** START OF Data shown **

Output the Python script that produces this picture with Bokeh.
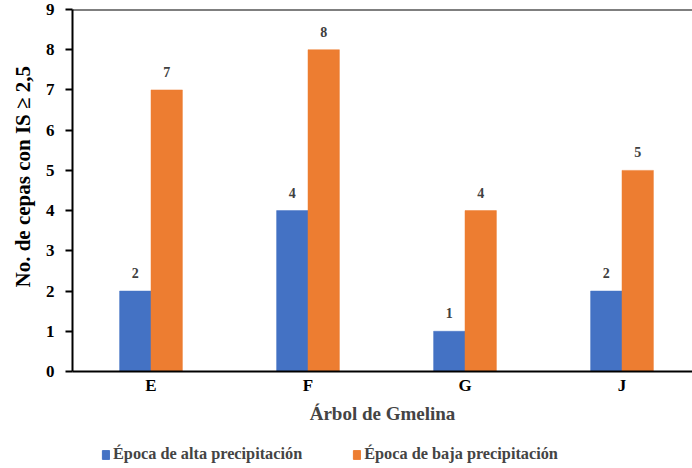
from bokeh.plotting import figure
from bokeh.layouts import column
from bokeh.models import (Range1d, ColumnDataSource, LabelSet, Span, Legend,
                          LegendItem, FixedTicker, Title)
from bokeh.transform import dodge
from bokeh.embed import file_html
from bokeh.resources import INLINE

# Data
arboles = ["E", "F", "G", "J"]
alta = [2, 4, 1, 2]
baja = [7, 8, 4, 5]
y_ticks = [0, 1, 2, 3, 4, 5, 6, 7, 8, 9]
serie_alta = "Época de alta precipitación"
serie_baja = "Época de baja precipitación"
titulo_x = "Árbol de Gmelina"
titulo_y = "No. de cepas con IS ≥ 2,5"

AZUL = "#4472C4"
NARANJA = "#ED7D31"
FONT = "Liberation Serif"

src = ColumnDataSource(dict(
    x=list(range(len(arboles))),
    alta=alta,
    baja=baja,
    alta_txt=[str(v) for v in alta],
    baja_txt=[str(v) for v in baja],
))

p = figure(width=692, height=440, output_backend="svg", toolbar_location=None,
           x_range=Range1d(-0.5, 3.449), y_range=Range1d(0, 9),
           min_border_left=72, min_border_right=0, min_border_top=9,
           min_border_bottom=69)
p.outline_line_color = None
p.xgrid.grid_line_color = None
p.ygrid.grid_line_color = None
p.background_fill_color = "white"
p.border_fill_color = "white"

w = 0.2
p.vbar(x=dodge("x", -w / 2, range=p.x_range), top="alta", width=w,
       source=src, fill_color=AZUL, line_color=AZUL, line_width=0.5)
p.vbar(x=dodge("x", w / 2, range=p.x_range), top="baja", width=w,
       source=src, fill_color=NARANJA, line_color=NARANJA, line_width=0.5)

# value labels above each bar
for col, off in (("alta", -w / 2), ("baja", w / 2)):
    p.add_layout(LabelSet(x=dodge("x", off, range=p.x_range), y=col,
                          text=col + "_txt", source=src, y_offset=13,
                          text_align="center", text_baseline="bottom",
                          text_font=FONT, text_font_style="bold",
                          text_font_size="14px", text_color="#404040"))

# top frame line
p.add_layout(Span(location=9, dimension="width", line_color="black", line_width=2))

# y axis
p.yaxis.ticker = FixedTicker(ticks=y_ticks)
p.yaxis.axis_line_width = 2
p.yaxis.major_tick_line_width = 2
p.yaxis.major_tick_out = 7
p.yaxis.major_tick_in = 0
p.yaxis.minor_tick_line_color = None
p.yaxis.major_label_standoff = 11
p.yaxis.major_label_text_font = FONT
p.yaxis.major_label_text_font_style = "bold"
p.yaxis.major_label_text_font_size = "17px"
p.yaxis.major_label_text_color = "black"

# y title, set a little above the middle of the axis
p.add_layout(Title(text=titulo_y, align="left", offset=84, standoff=15,
                   text_font=FONT, text_font_style="bold",
                   text_font_size="21px", text_color="black"), "left")

# x axis
p.xaxis.ticker = FixedTicker(ticks=list(range(len(arboles))))
p.xaxis.major_label_overrides = {i: a for i, a in enumerate(arboles)}
p.xaxis.axis_line_width = 2
p.xaxis.major_tick_line_color = None
p.xaxis.major_tick_out = 0
p.xaxis.major_tick_in = 0
p.xaxis.minor_tick_line_color = None
p.xaxis.minor_tick_out = 0
p.xaxis.major_label_standoff = 4
p.xaxis.major_label_text_font = FONT
p.xaxis.major_label_text_font_style = "bold"
p.xaxis.major_label_text_font_size = "17px"
p.xaxis.major_label_text_color = "black"
p.xaxis.axis_label = titulo_x
p.xaxis.axis_label_text_font = FONT
p.xaxis.axis_label_text_font_style = "bold"
p.xaxis.axis_label_text_font_size = "19px"
p.xaxis.axis_label_standoff = 5

# legend strip underneath the chart (its frame lines up with the chart's frame)
leg = figure(width=692, height=28, output_backend="svg", toolbar_location=None,
             x_axis_type=None, y_axis_type=None,
             x_range=Range1d(0, 1), y_range=Range1d(0, 1),
             min_border_left=0, min_border_right=0, min_border_top=0,
             min_border_bottom=0)
leg.outline_line_color = None
leg.xgrid.grid_line_color = None
leg.ygrid.grid_line_color = None
# swatch renderers kept outside the visible range; only their legend glyphs show
sw_alta = leg.vbar(x=[5], top=[1], width=0.1, fill_color=AZUL, line_color=AZUL)
sw_baja = leg.vbar(x=[5], top=[1], width=0.1, fill_color=NARANJA, line_color=NARANJA)

legend = Legend(items=[LegendItem(label=serie_alta, renderers=[sw_alta]),
                       LegendItem(label=serie_baja, renderers=[sw_baja])],
                orientation="horizontal", location=(29, 4),
                label_text_font=FONT, label_text_font_style="bold",
                label_text_font_size="16.3px", label_standoff=3,
                glyph_width=9, glyph_height=11, spacing=50,
                padding=0, margin=0, border_line_color=None,
                background_fill_alpha=0)
leg.add_layout(legend, "center")

layout = column(p, leg, spacing=0)
open("out.html", "w").write(file_html(layout, INLINE))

** END OF Data shown **

> _The problem_
Copy out every line of the material above exactly, skipping the pictures.

> _Correct answer_
Output the Python script that produces this picture with Bokeh.
from bokeh.plotting import figure
from bokeh.layouts import column
from bokeh.models import (Range1d, ColumnDataSource, LabelSet, Span, Legend,
                          LegendItem, FixedTicker, Title)
from bokeh.transform import dodge
from bokeh.embed import file_html
from bokeh.resources import INLINE

# Data
arboles = ["E", "F", "G", "J"]
alta = [2, 4, 1, 2]
baja = [7, 8, 4, 5]
y_ticks = [0, 1, 2, 3, 4, 5, 6, 7, 8, 9]
serie_alta = "Época de alta precipitación"
serie_baja = "Época de baja precipitación"
titulo_x = "Árbol de Gmelina"
titulo_y = "No. de cepas con IS ≥ 2,5"

AZUL = "#4472C4"
NARANJA = "#ED7D31"
FONT = "Liberation Serif"

src = ColumnDataSource(dict(
    x=list(range(len(arboles))),
    alta=alta,
    baja=baja,
    alta_txt=[str(v) for v in alta],
    baja_txt=[str(v) for v in baja],
))

p = figure(width=692, height=440, output_backend="svg", toolbar_location=None,
           x_range=Range1d(-0.5, 3.449), y_range=Range1d(0, 9),
           min_border_left=72, min_border_right=0, min_border_top=9,
           min_border_bottom=69)
p.outline_line_color = None
p.xgrid.grid_line_color = None
p.ygrid.grid_line_color = None
p.background_fill_color = "white"
p.border_fill_color = "white"

w = 0.2
p.vbar(x=dodge("x", -w / 2, range=p.x_range), top="alta", width=w,
       source=src, fill_color=AZUL, line_color=AZUL, line_width=0.5)
p.vbar(x=dodge("x", w / 2, range=p.x_range), top="baja", width=w,
       source=src, fill_color=NARANJA, line_color=NARANJA, line_width=0.5)

# value labels above each bar
for col, off in (("alta", -w / 2), ("baja", w / 2)):
    p.add_layout(LabelSet(x=dodge("x", off, range=p.x_range), y=col,
                          text=col + "_txt", source=src, y_offset=13,
                          text_align="center", text_baseline="bottom",
                          text_font=FONT, text_font_style="bold",
                          text_font_size="14px", text_color="#404040"))

# top frame line
p.add_layout(Span(location=9, dimension="width", line_color="black", line_width=2))

# y axis
p.yaxis.ticker = FixedTicker(ticks=y_ticks)
p.yaxis.axis_line_width = 2
p.yaxis.major_tick_line_width = 2
p.yaxis.major_tick_out = 7
p.yaxis.major_tick_in = 0
p.yaxis.minor_tick_line_color = None
p.yaxis.major_label_standoff = 11
p.yaxis.major_label_text_font = FONT
p.yaxis.major_label_text_font_style = "bold"
p.yaxis.major_label_text_font_size = "17px"
p.yaxis.major_label_text_color = "black"

# y title, set a little above the middle of the axis
p.add_layout(Title(text=titulo_y, align="left", offset=84, standoff=15,
                   text_font=FONT, text_font_style="bold",
                   text_font_size="21px", text_color="black"), "left")

# x axis
p.xaxis.ticker = FixedTicker(ticks=list(range(len(arboles))))
p.xaxis.major_label_overrides = {i: a for i, a in enumerate(arboles)}
p.xaxis.axis_line_width = 2
p.xaxis.major_tick_line_color = None
p.xaxis.major_tick_out = 0
p.xaxis.major_tick_in = 0
p.xaxis.minor_tick_line_color = None
p.xaxis.minor_tick_out = 0
p.xaxis.major_label_standoff = 4
p.xaxis.major_label_text_font = FONT
p.xaxis.major_label_text_font_style = "bold"
p.xaxis.major_label_text_font_size = "17px"
p.xaxis.major_label_text_color = "black"
p.xaxis.axis_label = titulo_x
p.xaxis.axis_label_text_font = FONT
p.xaxis.axis_label_text_font_style = "bold"
p.xaxis.axis_label_text_font_size = "19px"
p.xaxis.axis_label_standoff = 5

# legend strip underneath the chart (its frame lines up with the chart's frame)
leg = figure(width=692, height=28, output_backend="svg", toolbar_location=None,
             x_axis_type=None, y_axis_type=None,
             x_range=Range1d(0, 1), y_range=Range1d(0, 1),
             min_border_left=0, min_border_right=0, min_border_top=0,
             min_border_bottom=0)
leg.outline_line_color = None
leg.xgrid.grid_line_color = None
leg.ygrid.grid_line_color = None
# swatch renderers kept outside the visible range; only their legend glyphs show
sw_alta = leg.vbar(x=[5], top=[1], width=0.1, fill_color=AZUL, line_color=AZUL)
sw_baja = leg.vbar(x=[5], top=[1], width=0.1, fill_color=NARANJA, line_color=NARANJA)

legend = Legend(items=[LegendItem(label=serie_alta, renderers=[sw_alta]),
                       LegendItem(label=serie_baja, renderers=[sw_baja])],
                orientation="horizontal", location=(29, 4),
                label_text_font=FONT, label_text_font_style="bold",
                label_text_font_size="16.3px", label_standoff=3,
                glyph_width=9, glyph_height=11, spacing=50,
                padding=0, margin=0, border_line_color=None,
                background_fill_alpha=0)
leg.add_layout(legend, "center")

layout = column(p, leg, spacing=0)
open("out.html", "w").write(file_html(layout, INLINE))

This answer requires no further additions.